> **Stated exercise**
Reproduce the listing below in full and without alteration, apart from its pictures.

> **Given material**
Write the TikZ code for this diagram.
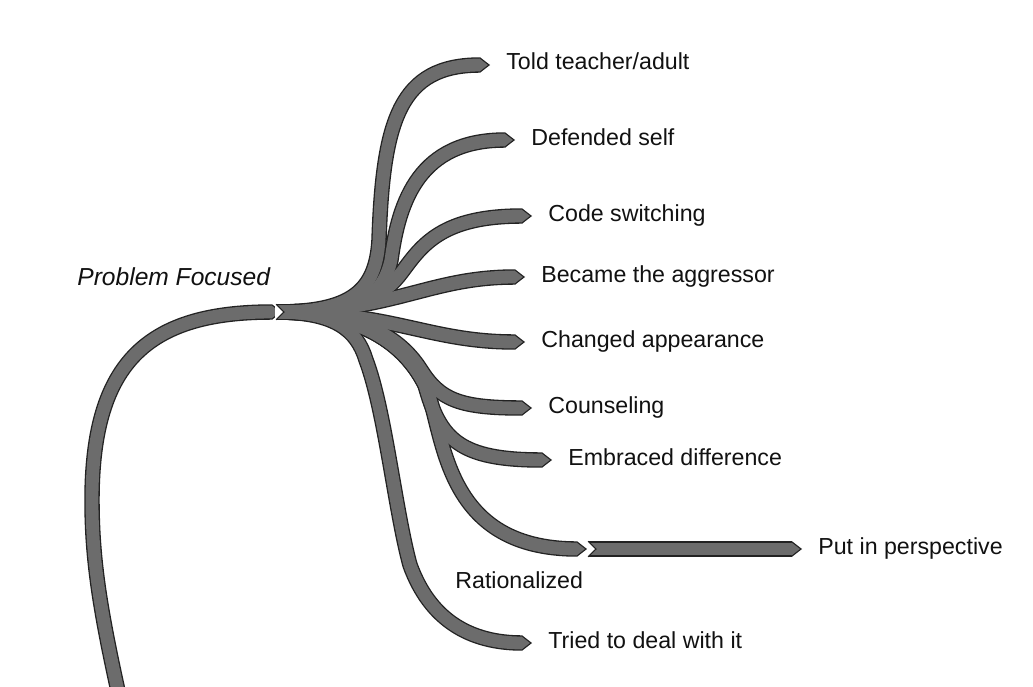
\documentclass[tikz,border=0pt]{standalone}
\usepackage{fontspec}
\setmainfont{Liberation Sans}
\usetikzlibrary{calc}

\definecolor{ribfill}{RGB}{108,108,108}
\definecolor{ribedge}{RGB}{34,34,34}
\definecolor{labelink}{RGB}{17,17,17}

% All ribbon centre lines; drawn twice (dark edge pass, then grey core pass)
\newcommand\ribbonpaths[1]{%
  % main stem rising from below the frame
  \draw[#1] (stemfoot) .. controls (100,610) and (92,560) .. (92,500)
     .. controls (92,360) and (150,312) .. (stemend);
  % fan of branches leaving the hub
  \draw[#1] (hub) .. controls (350,312) and (376,292) .. (379,240)
     .. controls (383,120) and (400,65) .. (told);
  \draw[#1] (hub) .. controls (355,312) and (382,300) .. (391,260)
     .. controls (399,200) and (420,140) .. (defended);
  \draw[#1] (hub) .. controls (360,312) and (384,296) .. (402,272)
     .. controls (422,245) and (442,216) .. (code);
  \draw[#1] (hub) .. controls (395,312) and (428,277) .. (became);
  \draw[#1] (hub) .. controls (395,312) and (428,342) .. (changed);
  \draw[#1] (hub) .. controls (365,312) and (402,340) .. (421,370)
     .. controls (440,400) and (460,408) .. (counsel);
  \draw[#1] (hub) .. controls (362,312) and (405,345) .. (425,385)
     .. controls (440,440) and (460,460) .. (embraced);
  \draw[#1] (hub) .. controls (362,312) and (405,345) .. (425,385)
     .. controls (445,430) and (440,549) .. (ration);
  \draw[#1] (hub) .. controls (335,312) and (357,330) .. (366,360)
     .. controls (385,410) and (395,510) .. (410,565)
     .. controls (430,620) and (470,643) .. (tried);
  % second-level ribbon
  \draw[#1] (putstart) -- (put);
}
% Arrow points at every ribbon end
\newcommand\ribbontips[1]{%
  \foreach \tp in {stemend,told,defended,code,became,changed,counsel,embraced,ration,put,tried}
    \pic at (\tp) {#1};
}

\begin{document}
\begin{tikzpicture}[x=0.02cm,y=-0.02cm,
  ribbon edge/.style={draw=ribedge,line width=8.8pt},
  ribbon core/.style={draw=ribfill,line width=7.3pt},
  lbl/.style={font=\fontsize{13.2}{16}\selectfont,text=labelink,inner sep=0pt,anchor=base west},
  tipedge/.pic={\fill[ribedge] (0,-7.75) -- (10,0) -- (0,7.75) -- cycle;},
  tipcore/.pic={\fill[ribfill] (-0.42,-6.45) -- (7.92,0) -- (-0.42,6.45) -- cycle;},
  notchcut/.pic={\fill[white] (-1,-8.9) -- (8,0) -- (-1,8.9) -- cycle;
                 \draw[ribedge,line width=0.6pt] (0,-7.75) -- (8,0) -- (0,7.75);}
]
\useasboundingbox (0,0) rectangle (1033,686);
\fill[white] (0,0) rectangle (1033,686);
\clip (0,0) rectangle (1033,686);

% ribbon anchors
\coordinate (stemfoot) at (120,700);
\coordinate (stemend)  at (272,312);
\coordinate (hub)      at (276,312);
\coordinate (told)     at (480,65);
\coordinate (defended) at (505,140);
\coordinate (code)     at (522,216);
\coordinate (became)   at (515,277);
\coordinate (changed)  at (515,342);
\coordinate (counsel)  at (522,408);
\coordinate (embraced) at (542,460);
\coordinate (ration)   at (577,549);
\coordinate (putstart) at (588,549);
\coordinate (put)      at (792,549);
\coordinate (tried)    at (522,643);

% ribbons: dark rim first, grey body on top
\ribbonpaths{ribbon edge}
\ribbontips{tipedge}
\ribbonpaths{ribbon core}
\ribbontips{tipcore}

% notched starts of the continuing ribbons
\pic at (hub) {notchcut};
\pic at (putstart) {notchcut};

% labels
\node[lbl,font=\fontsize{14}{17}\selectfont\itshape] (l-pf) at (77,285) {Problem Focused};
\node[lbl] (l-told)     at ($(told)+(26,5)$)     {Told teacher/adult};
\node[lbl] (l-defended) at ($(defended)+(26,5)$) {Defended self};
\node[lbl] (l-code)     at ($(code)+(26,5)$)     {Code switching};
\node[lbl] (l-became)   at ($(became)+(26,5)$)   {Became the aggressor};
\node[lbl] (l-changed)  at ($(changed)+(26,5)$)  {Changed appearance};
\node[lbl] (l-counsel)  at ($(counsel)+(26,5)$)  {Counseling};
\node[lbl] (l-embraced) at ($(embraced)+(26,5)$) {Embraced difference};
\node[lbl] (l-put)      at ($(put)+(26,5)$)      {Put in perspective};
\node[lbl] (l-ration)   at (455,588)             {Rationalized};
\node[lbl] (l-tried)    at ($(tried)+(26,5)$)    {Tried to deal with it};
\end{tikzpicture}
\end{document}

> **Full response**
Write the TikZ code for this diagram.
\documentclass[tikz,border=0pt]{standalone}
\usepackage{fontspec}
\setmainfont{Liberation Sans}
\usetikzlibrary{calc}

\definecolor{ribfill}{RGB}{108,108,108}
\definecolor{ribedge}{RGB}{34,34,34}
\definecolor{labelink}{RGB}{17,17,17}

% All ribbon centre lines; drawn twice (dark edge pass, then grey core pass)
\newcommand\ribbonpaths[1]{%
  % main stem rising from below the frame
  \draw[#1] (stemfoot) .. controls (100,610) and (92,560) .. (92,500)
     .. controls (92,360) and (150,312) .. (stemend);
  % fan of branches leaving the hub
  \draw[#1] (hub) .. controls (350,312) and (376,292) .. (379,240)
     .. controls (383,120) and (400,65) .. (told);
  \draw[#1] (hub) .. controls (355,312) and (382,300) .. (391,260)
     .. controls (399,200) and (420,140) .. (defended);
  \draw[#1] (hub) .. controls (360,312) and (384,296) .. (402,272)
     .. controls (422,245) and (442,216) .. (code);
  \draw[#1] (hub) .. controls (395,312) and (428,277) .. (became);
  \draw[#1] (hub) .. controls (395,312) and (428,342) .. (changed);
  \draw[#1] (hub) .. controls (365,312) and (402,340) .. (421,370)
     .. controls (440,400) and (460,408) .. (counsel);
  \draw[#1] (hub) .. controls (362,312) and (405,345) .. (425,385)
     .. controls (440,440) and (460,460) .. (embraced);
  \draw[#1] (hub) .. controls (362,312) and (405,345) .. (425,385)
     .. controls (445,430) and (440,549) .. (ration);
  \draw[#1] (hub) .. controls (335,312) and (357,330) .. (366,360)
     .. controls (385,410) and (395,510) .. (410,565)
     .. controls (430,620) and (470,643) .. (tried);
  % second-level ribbon
  \draw[#1] (putstart) -- (put);
}
% Arrow points at every ribbon end
\newcommand\ribbontips[1]{%
  \foreach \tp in {stemend,told,defended,code,became,changed,counsel,embraced,ration,put,tried}
    \pic at (\tp) {#1};
}

\begin{document}
\begin{tikzpicture}[x=0.02cm,y=-0.02cm,
  ribbon edge/.style={draw=ribedge,line width=8.8pt},
  ribbon core/.style={draw=ribfill,line width=7.3pt},
  lbl/.style={font=\fontsize{13.2}{16}\selectfont,text=labelink,inner sep=0pt,anchor=base west},
  tipedge/.pic={\fill[ribedge] (0,-7.75) -- (10,0) -- (0,7.75) -- cycle;},
  tipcore/.pic={\fill[ribfill] (-0.42,-6.45) -- (7.92,0) -- (-0.42,6.45) -- cycle;},
  notchcut/.pic={\fill[white] (-1,-8.9) -- (8,0) -- (-1,8.9) -- cycle;
                 \draw[ribedge,line width=0.6pt] (0,-7.75) -- (8,0) -- (0,7.75);}
]
\useasboundingbox (0,0) rectangle (1033,686);
\fill[white] (0,0) rectangle (1033,686);
\clip (0,0) rectangle (1033,686);

% ribbon anchors
\coordinate (stemfoot) at (120,700);
\coordinate (stemend)  at (272,312);
\coordinate (hub)      at (276,312);
\coordinate (told)     at (480,65);
\coordinate (defended) at (505,140);
\coordinate (code)     at (522,216);
\coordinate (became)   at (515,277);
\coordinate (changed)  at (515,342);
\coordinate (counsel)  at (522,408);
\coordinate (embraced) at (542,460);
\coordinate (ration)   at (577,549);
\coordinate (putstart) at (588,549);
\coordinate (put)      at (792,549);
\coordinate (tried)    at (522,643);

% ribbons: dark rim first, grey body on top
\ribbonpaths{ribbon edge}
\ribbontips{tipedge}
\ribbonpaths{ribbon core}
\ribbontips{tipcore}

% notched starts of the continuing ribbons
\pic at (hub) {notchcut};
\pic at (putstart) {notchcut};

% labels
\node[lbl,font=\fontsize{14}{17}\selectfont\itshape] (l-pf) at (77,285) {Problem Focused};
\node[lbl] (l-told)     at ($(told)+(26,5)$)     {Told teacher/adult};
\node[lbl] (l-defended) at ($(defended)+(26,5)$) {Defended self};
\node[lbl] (l-code)     at ($(code)+(26,5)$)     {Code switching};
\node[lbl] (l-became)   at ($(became)+(26,5)$)   {Became the aggressor};
\node[lbl] (l-changed)  at ($(changed)+(26,5)$)  {Changed appearance};
\node[lbl] (l-counsel)  at ($(counsel)+(26,5)$)  {Counseling};
\node[lbl] (l-embraced) at ($(embraced)+(26,5)$) {Embraced difference};
\node[lbl] (l-put)      at ($(put)+(26,5)$)      {Put in perspective};
\node[lbl] (l-ration)   at (455,588)             {Rationalized};
\node[lbl] (l-tried)    at ($(tried)+(26,5)$)    {Tried to deal with it};
\end{tikzpicture}
\end{document}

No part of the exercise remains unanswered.